■ **TO BE DONE**
Count the lines below that contain the word "this", and reply with only that number.

--- PROVIDED ENTRIES ---

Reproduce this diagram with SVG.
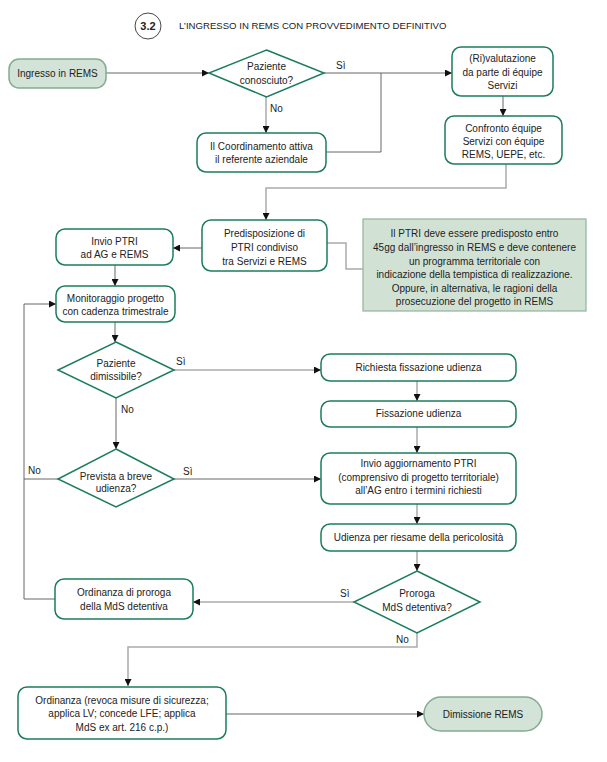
<svg xmlns="http://www.w3.org/2000/svg" width="607" height="762" viewBox="0 0 607 762">
<style>
text{font-family:"Liberation Sans",Arial,sans-serif;font-size:10px;fill:#222;text-anchor:middle}
.box{fill:#fff;stroke:#1b7d5c;stroke-width:1.5}
.term{fill:#d3e3d7;stroke:#82ad90;stroke-width:1.5}
.note{fill:#d1e2d5;stroke:#8fb59b;stroke-width:1.2}
.dk{fill:none;stroke:#555;stroke-width:0.9}
.lt{fill:none;stroke:#aaa;stroke-width:1.5}
.lbl{text-anchor:start}
</style>
<defs>
<marker id="ah" viewBox="0 0 10 10" refX="10" refY="5" markerWidth="9" markerHeight="7" markerUnits="userSpaceOnUse" orient="auto"><path d="M0,0 L10,5 L0,10 z" fill="#111"/></marker>
</defs>
<g id="title">
<circle cx="148" cy="26" r="13" fill="#fff" stroke="#333" stroke-width="0.9"/>
<text x="148" y="30" style="font-weight:bold;font-size:11px">3.2</text>
<text x="179" y="29" class="lbl" style="font-size:9.6px">L’INGRESSO IN REMS CON PROVVEDIMENTO DEFINITIVO</text>
</g>
<g id="connectors">
<path class="dk" d="M106,73 H209" marker-end="url(#ah)"/>
<path class="dk" d="M324,73 H452" marker-end="url(#ah)"/>
<path class="dk" d="M326,152 H381 V73"/>
<path class="lt" d="M266,97 V133" marker-end="url(#ah)"/>
<path class="dk" d="M503,96 V116" marker-end="url(#ah)"/>
<path class="lt" d="M506,164 V188 H266 V220" marker-end="url(#ah)"/>
<path class="dk" d="M202,248 H173" marker-end="url(#ah)"/>
<path class="lt" d="M327,243 H346 V269 H363"/>
<path class="dk" d="M115,265 V286" marker-end="url(#ah)"/>
<path class="dk" d="M115,322 V342" marker-end="url(#ah)"/>
<path class="lt" d="M174,370 H321" marker-end="url(#ah)"/>
<path class="lt" d="M417,381 V401" marker-end="url(#ah)"/>
<path class="lt" d="M417,427 V453" marker-end="url(#ah)"/>
<path class="dk" d="M116,398 V449" marker-end="url(#ah)"/>
<path class="dk" d="M174,479 H321" marker-end="url(#ah)"/>
<path class="dk" d="M58,479 H24"/>
<path class="dk" d="M55,599 H24 V304 H56" marker-end="url(#ah)"/>
<path class="lt" d="M417,504 V524" marker-end="url(#ah)"/>
<path class="lt" d="M417,551 V571" marker-end="url(#ah)"/>
<path class="lt" d="M354,602 H193" marker-end="url(#ah)"/>
<path class="lt" d="M417,633 V647 H128 V686" marker-end="url(#ah)"/>
<path class="dk" d="M226,714 H424" marker-end="url(#ah)"/>
<text x="336" y="69" class="lbl">Sì</text>
<text x="270" y="112" class="lbl">No</text>
<text x="176" y="365" class="lbl">Sì</text>
<text x="121" y="413" class="lbl">No</text>
<text x="183" y="475" class="lbl">Sì</text>
<text x="28" y="474" class="lbl">No</text>
<text x="340" y="597" class="lbl">Sì</text>
<text x="396" y="643" class="lbl">No</text>
</g>
<g id="n-ingresso">
<rect class="term" x="9" y="59" width="97" height="29" rx="10"/>
<text x="57.5" y="77">Ingresso in REMS</text>
</g>
<g id="n-conosciuto">
<polygon class="box" points="266.5,50 324,73 266.5,97 209,73"/>
<text x="266.5" y="70">Paziente</text>
<text x="266.5" y="84">conosciuto?</text>
</g>
<g id="n-coordinamento">
<rect class="box" x="197" y="133" width="129" height="39" rx="9"/>
<text x="261.5" y="150">Il Coordinamento attiva</text>
<text x="261.5" y="163">il referente aziendale</text>
</g>
<g id="n-rivalutazione">
<rect class="box" x="452" y="47" width="101" height="49" rx="9"/>
<text x="502.5" y="62">(Ri)valutazione</text>
<text x="502.5" y="76">da parte di équipe</text>
<text x="502.5" y="89">Servizi</text>
</g>
<g id="n-confronto">
<rect class="box" x="445" y="116" width="117" height="48" rx="9"/>
<text x="503.5" y="132">Confronto équipe</text>
<text x="503.5" y="145">Servizi con équipe</text>
<text x="503.5" y="158">REMS, UEPE, etc.</text>
</g>
<g id="n-predisposizione">
<rect class="box" x="202" y="220" width="125" height="51" rx="9"/>
<text x="264.5" y="237">Predisposizione di</text>
<text x="264.5" y="251">PTRI condiviso</text>
<text x="264.5" y="265">tra Servizi e REMS</text>
</g>
<g id="n-nota">
<rect class="note" x="363" y="219" width="223" height="92"/>
<text x="474.5" y="237">Il PTRI deve essere predisposto entro</text>
<text x="474.5" y="251">45gg dall’ingresso in REMS e deve contenere</text>
<text x="474.5" y="265">un programma territoriale con</text>
<text x="474.5" y="278">indicazione della tempistica di realizzazione.</text>
<text x="474.5" y="292">Oppure, in alternativa, le ragioni della</text>
<text x="474.5" y="305">prosecuzione del progetto in REMS</text>
</g>
<g id="n-invio">
<rect class="box" x="56" y="229" width="117" height="36" rx="9"/>
<text x="114.5" y="245">Invio PTRI</text>
<text x="114.5" y="258">ad AG e REMS</text>
</g>
<g id="n-monitoraggio">
<rect class="box" x="56" y="286" width="119" height="36" rx="9"/>
<text x="115.5" y="302">Monitoraggio progetto</text>
<text x="115.5" y="315">con cadenza trimestrale</text>
</g>
<g id="n-dimissibile">
<polygon class="box" points="116,342 174,370 116,398 58,370"/>
<text x="116" y="367">Paziente</text>
<text x="116" y="380">dimissibile?</text>
</g>
<g id="n-prevista">
<polygon class="box" points="116,449 174,479 116,507 58,479"/>
<text x="116" y="480">Prevista a breve</text>
<text x="116" y="492">udienza?</text>
</g>
<g id="n-richiesta">
<rect class="box" x="321" y="354" width="195" height="27" rx="9"/>
<text x="418.5" y="371">Richiesta fissazione udienza</text>
</g>
<g id="n-fissazione">
<rect class="box" x="321" y="401" width="195" height="26" rx="9"/>
<text x="418.5" y="417">Fissazione udienza</text>
</g>
<g id="n-aggiornamento">
<rect class="box" x="321" y="453" width="195" height="51" rx="9"/>
<text x="418.5" y="467">Invio aggiornamento PTRI</text>
<text x="418.5" y="481">(comprensivo di progetto territoriale)</text>
<text x="418.5" y="494">all’AG entro i termini richiesti</text>
</g>
<g id="n-udienza">
<rect class="box" x="321" y="524" width="195" height="27" rx="9"/>
<text x="418.5" y="541">Udienza per riesame della pericolosità</text>
</g>
<g id="n-proroga">
<polygon class="box" points="417,571 480,602 417,633 354,602"/>
<text x="417" y="597">Proroga</text>
<text x="417" y="611">MdS detentiva?</text>
</g>
<g id="n-ordinanza-proroga">
<rect class="box" x="55" y="579" width="138" height="40" rx="9"/>
<text x="124" y="596">Ordinanza di proroga</text>
<text x="124" y="610">della MdS detentiva</text>
</g>
<g id="n-ordinanza">
<rect class="box" x="18" y="687" width="208" height="52" rx="9"/>
<text x="122" y="704">Ordinanza (revoca misure di sicurezza;</text>
<text x="122" y="717">applica LV; concede LFE; applica</text>
<text x="122" y="731">MdS ex art. 216 c.p.)</text>
</g>
<g id="n-dimissione">
<rect class="term" x="424" y="697" width="118" height="34" rx="17"/>
<text x="483" y="718">Dimissione REMS</text>
</g>
</svg>
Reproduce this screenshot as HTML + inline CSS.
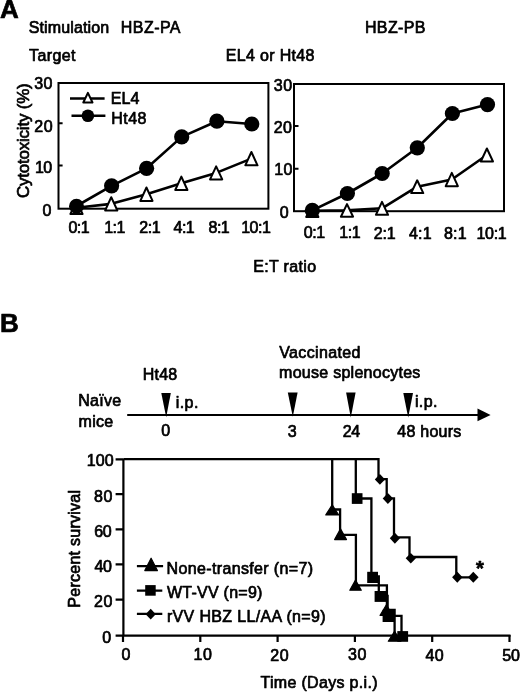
<!DOCTYPE html>
<html><head><meta charset="utf-8">
<style>
html,body{margin:0;padding:0;background:#fff;width:520px;height:692px;overflow:hidden}
svg{display:block;filter:blur(0.35px)}
text{font-family:"Liberation Sans",Arial,Helvetica,sans-serif;fill:#000;stroke:#000;stroke-width:0.7px;stroke-linejoin:round}
</style></head>
<body>
<svg width="520" height="692" viewBox="0 0 520 692">
<rect width="520" height="692" fill="#fff"/>
<!-- ===== Panel A ===== -->

<!-- left chart -->
<g fill="none" stroke="#000" stroke-width="2">
<rect x="58.5" y="83" width="209.9" height="125.7"/>
<path d="M58.5 165.4H62.6M58.5 123.2H62.6"/>
</g>

<!-- left data -->
<g fill="none" stroke="#000" stroke-width="2.6" stroke-linejoin="round">
<polyline points="76.5,206 111.6,185.8 146.6,168.3 181.7,136.9 216.9,121.2 251.8,124"/>
<polyline points="76.50,207.75 111.25,203.85 146.45,194.20 181.35,183.30 216.15,172.90 251.40,158.65"/>
</g>
<g fill="#fff" stroke="#000" stroke-width="2" stroke-linejoin="round">
<path d="M76.50 201.50L82.60 214.00H70.40Z"/>
<path d="M111.25 197.20L117.35 210.50H105.15Z"/>
<path d="M146.45 187.50L152.55 200.90H140.35Z"/>
<path d="M181.35 176.60L187.45 190.00H175.25Z"/>
<path d="M216.15 166.40L222.25 179.40H210.05Z"/>
<path d="M251.40 152.00L257.50 165.30H245.30Z"/>
</g>
<g fill="#000">
<circle cx="76.5" cy="206.3" r="7.5"/>
<circle cx="111.6" cy="185.8" r="7.6"/>
<circle cx="146.6" cy="168.3" r="7.6"/>
<circle cx="181.7" cy="136.9" r="7.6"/>
<circle cx="216.9" cy="121.2" r="7.6"/>
<circle cx="251.8" cy="124" r="7.6"/>
</g>
<!-- legend -->
<g stroke="#000" stroke-width="2.6">
<path d="M70 98.5H104.6M71.5 115.8H105.4"/>
</g>
<path d="M87.9 92.9L92.5 102.5H83.3Z" fill="#fff" stroke="#000" stroke-width="2" stroke-linejoin="round"/>
<circle cx="87.9" cy="115.8" r="6.3" fill="#000"/>

<!-- right chart -->
<g fill="none" stroke="#000" stroke-width="2">
<rect x="294" y="84" width="210" height="127.2"/>
<path d="M294 168.7H298.5M294 126.1H298.5"/>
</g>
<g fill="none" stroke="#000" stroke-width="2.6" stroke-linejoin="round">
<polyline points="312.3,210.4 347.4,193.5 382.2,173.5 417.3,147.8 452.4,113.5 487.5,104.6"/>
<polyline points="312.30,210.75 347.00,210.40 382.00,208.30 417.20,186.70 451.80,179.55 486.90,155.00"/>
</g>
<g fill="#fff" stroke="#000" stroke-width="2" stroke-linejoin="round">
<path d="M312.30 204.50L318.40 217.00H306.20Z"/>
<path d="M347.00 204.10L353.10 216.70H340.90Z"/>
<path d="M382.00 201.80L388.10 214.80H375.90Z"/>
<path d="M417.20 180.30L423.30 193.10H411.10Z"/>
<path d="M451.80 172.90L457.90 186.20H445.70Z"/>
<path d="M486.90 148.50L493.00 161.50H480.80Z"/>
</g>
<g fill="#000">
<circle cx="312.3" cy="210.4" r="7.6"/>
<circle cx="347.4" cy="193.5" r="7.6"/>
<circle cx="382.2" cy="173.5" r="7.6"/>
<circle cx="417.3" cy="147.8" r="7.6"/>
<circle cx="452.4" cy="113.5" r="7.6"/>
<circle cx="487.5" cy="104.6" r="7.6"/>
</g>

<!-- ===== Panel B ===== -->
<path d="M127.2 415H478" stroke="#000" stroke-width="2"/>
<path d="M477.5 408.6L490.6 415L477.5 421.2Z" fill="#000"/>
<g fill="#000">
<path d="M161.3 392.9H170.8L166.2 417.2Z"/>
<path d="M287.8 392.4H297.6L292.8 416.8Z"/>
<path d="M346.1 392.6H355.6L350.8 417.4Z"/>
<path d="M403.3 392.9H413.0L408.2 417.4Z"/>
</g>

<!-- survival chart axes -->
<g fill="none" stroke="#000" stroke-width="2.2">
<path d="M123.4 459V636.5M115.6 635.7H510.5"/>
<path d="M115.6 459.3H123.4M115.6 494.2H123.4M115.6 529.3H123.4M115.6 564.4H123.4M115.6 599.6H123.4"/>
<path d="M123 635V642M200.3 635V642M277.6 635V642M354.9 635V642M432.2 635V642M509.5 635V642"/>
</g>

<!-- survival curves -->
<g fill="none" stroke="#000" stroke-width="2.3">
<path d="M123.4 459.2H378.5V479.2H386.7V498.4H394V537.3H409.5V557H456.3V577.3H473.3"/>
<path d="M332.2 459.2V509.5H340.1V534.8H355.9V585.3H386.9V609.8H394.6V635"/>
<path d="M355.8 459.2V498.5H371.4V576.5H378.8V596H387.6V615.9H401.5V635"/>
</g>
<g fill="#000">
<!-- triangles -->
<g stroke="#000" stroke-width="1.2" stroke-linejoin="round">
<path d="M332.20 504.90L338.60 514.90H325.80Z"/>
<path d="M340.50 528.90L346.50 539.60H334.60Z"/>
<path d="M355.50 580.10L361.30 590.20H349.80Z"/>
<path d="M386.40 604.70L392.60 615.40H380.10Z"/>
<path d="M394.60 631.20L400.90 641.20H388.30Z"/>
</g>
<!-- squares -->
<rect x="351.8" y="493.2" width="10.7" height="10.7"/>
<rect x="367.2" y="571.8" width="10.8" height="11.2"/>
<rect x="374.6" y="591" width="11.9" height="10.9"/>
<rect x="382.6" y="609.7" width="12.4" height="12.3"/>
<rect x="397.3" y="631.1" width="10.8" height="10.7"/>
<!-- diamonds -->
<path d="M379.9 474L385 479.4L379.9 484.8L374.8 479.4Z"/>
<path d="M387.9 493.1L393.1 498.5L387.9 504L382.7 498.5Z"/>
<path d="M394.9 532.8L400 538.2L394.9 543.7L389.8 538.2Z"/>
<path d="M410.8 552.9L415.9 558.2L410.8 563.5L405.7 558.2Z"/>
<path d="M457.3 571.7L462.5 577.2L457.3 582.7L452.1 577.2Z"/>
<path d="M473.3 571.7L478.6 577.2L473.3 582.7L468 577.2Z"/>
</g>

<!-- survival legend -->
<g stroke="#000" stroke-width="2.3">
<path d="M136.9 566.1H163.1M136.9 590.7H162.3M136.9 613.9H162.3"/>
</g>
<g fill="#000">
<path d="M151.1 558.2L157.4 570.6H144.8Z" stroke="#000" stroke-width="1.2" stroke-linejoin="round"/>
<rect x="145.2" y="585.1" width="10.5" height="10.6"/>
<path d="M150.7 608.8L155.8 614.2L150.7 619.6L145.6 614.2Z"/>
</g>

<text font-size="26" font-weight="bold" x="-0.03" y="18.24">A</text>
<text font-size="16" letter-spacing="0.13" x="28.74" y="33.03">Stimulation</text>
<text font-size="16" letter-spacing="0.434" x="120.87" y="33.35">HBZ-PA</text>
<text font-size="16" letter-spacing="0.396" x="364.9" y="32.6">HBZ-PB</text>
<text font-size="16" letter-spacing="0.349" x="29.12" y="60.76">Target</text>
<text font-size="16" letter-spacing="0.341" x="225.73" y="61.1">EL4 or Ht48</text>
<text font-size="16" letter-spacing="0.261" x="34.33" y="89.21">30</text>
<text font-size="16" letter-spacing="0.6" x="34.17" y="131.62">20</text>
<text font-size="16" letter-spacing="-0.5" x="34.93" y="172.95">10</text>
<text font-size="16" x="42.62" y="215.91">0</text>
<text font-size="16" letter-spacing="-0.5" x="68.48" y="233.08">0:1</text>
<text font-size="16" letter-spacing="-0.5" x="104.15" y="232.63">1:1</text>
<text font-size="16" letter-spacing="-0.5" x="139.31" y="232.69">2:1</text>
<text font-size="16" letter-spacing="-0.5" x="173.53" y="232.97">4:1</text>
<text font-size="16" letter-spacing="-0.5" x="208.53" y="232.98">8:1</text>
<text font-size="16" letter-spacing="-0.467" x="241.14" y="232.98">10:1</text>
<text font-size="16" letter-spacing="0.086" x="110.81" y="104.1">EL4</text>
<text font-size="16" letter-spacing="0.398" x="111.36" y="123.5">Ht48</text>
<text font-size="17" letter-spacing="-0.219" transform="translate(29.05 198.07) rotate(-90)">Cytotoxicity (%)</text>
<text font-size="16" letter-spacing="0.6" x="273.69" y="90.79">30</text>
<text font-size="16" letter-spacing="0.6" x="273.63" y="132.52">20</text>
<text font-size="16" letter-spacing="0.465" x="274.13" y="174.71">10</text>
<text font-size="16" x="279.84" y="218.17">0</text>
<text font-size="16" letter-spacing="-0.5" x="303.81" y="238.32">0:1</text>
<text font-size="16" letter-spacing="-0.5" x="339.29" y="238.33">1:1</text>
<text font-size="16" letter-spacing="-0.153" x="373.65" y="239.04">2:1</text>
<text font-size="16" letter-spacing="0.208" x="408.96" y="239.07">4:1</text>
<text font-size="16" letter-spacing="0.182" x="444.0" y="239.03">8:1</text>
<text font-size="16" letter-spacing="-0.328" x="476.52" y="239.06">10:1</text>
<text font-size="16" letter-spacing="0.354" x="253.14" y="271.55">E:T ratio</text>
<text font-size="26" font-weight="bold" x="0.06" y="332.2">B</text>
<text font-size="16" letter-spacing="0.211" x="142.72" y="380.35">Ht48</text>
<text font-size="16" letter-spacing="0.353" x="279.29" y="358.45">Vaccinated</text>
<text font-size="16" letter-spacing="0.265" x="279.11" y="378.08">mouse splenocytes</text>
<text font-size="16" letter-spacing="0.24" x="78.32" y="406.3">Naïve</text>
<text font-size="16" letter-spacing="0.282" x="78.57" y="426.93">mice</text>
<text font-size="16" letter-spacing="0.464" x="175.66" y="407.57">i.p.</text>
<text font-size="16" letter-spacing="0.37" x="414.95" y="407.49">i.p.</text>
<text font-size="16" x="161.27" y="436.03">0</text>
<text font-size="16" x="287.77" y="436.65">3</text>
<text font-size="16" letter-spacing="-0.361" x="342.83" y="436.93">24</text>
<text font-size="16" letter-spacing="0.24" x="397.36" y="437.15">48 hours</text>
<text font-size="16" letter-spacing="0.095" x="86.83" y="466.06">100</text>
<text font-size="16" letter-spacing="0.6" x="94.03" y="501.53">80</text>
<text font-size="16" letter-spacing="-0.261" x="94.24" y="536.79">60</text>
<text font-size="16" letter-spacing="-0.5" x="94.57" y="571.63">40</text>
<text font-size="16" letter-spacing="0.6" x="94.03" y="607.15">20</text>
<text font-size="16" x="102.14" y="642.68">0</text>
<text font-size="16" x="121.47" y="660.07">0</text>
<text font-size="16" letter-spacing="0.6" x="193.45" y="660.36">10</text>
<text font-size="16" letter-spacing="0.6" x="270.26" y="660.7">20</text>
<text font-size="16" letter-spacing="0.6" x="347.98" y="659.96">30</text>
<text font-size="16" letter-spacing="0.384" x="425.59" y="660.85">40</text>
<text font-size="16" x="502.21" y="661.09">50</text>
<text font-size="16" letter-spacing="0.317" x="260.41" y="688.26">Time (Days p.i.)</text>
<text font-size="16" letter-spacing="0.258" transform="translate(80.42 607.64) rotate(-90)">Percent survival</text>
<text font-size="16" letter-spacing="0.356" x="166.56" y="573.66">None-transfer (n=7)</text>
<text font-size="16" letter-spacing="0.243" x="167.03" y="598.15">WT-VV (n=9)</text>
<text font-size="16" letter-spacing="0.347" x="166.88" y="621.56">rVV HBZ LL/AA (n=9)</text>
<text font-size="20" font-weight="bold" x="475.98" y="574.55">*</text>
</svg>
</body></html>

---

■ **WRITTEN SOLUTION**
2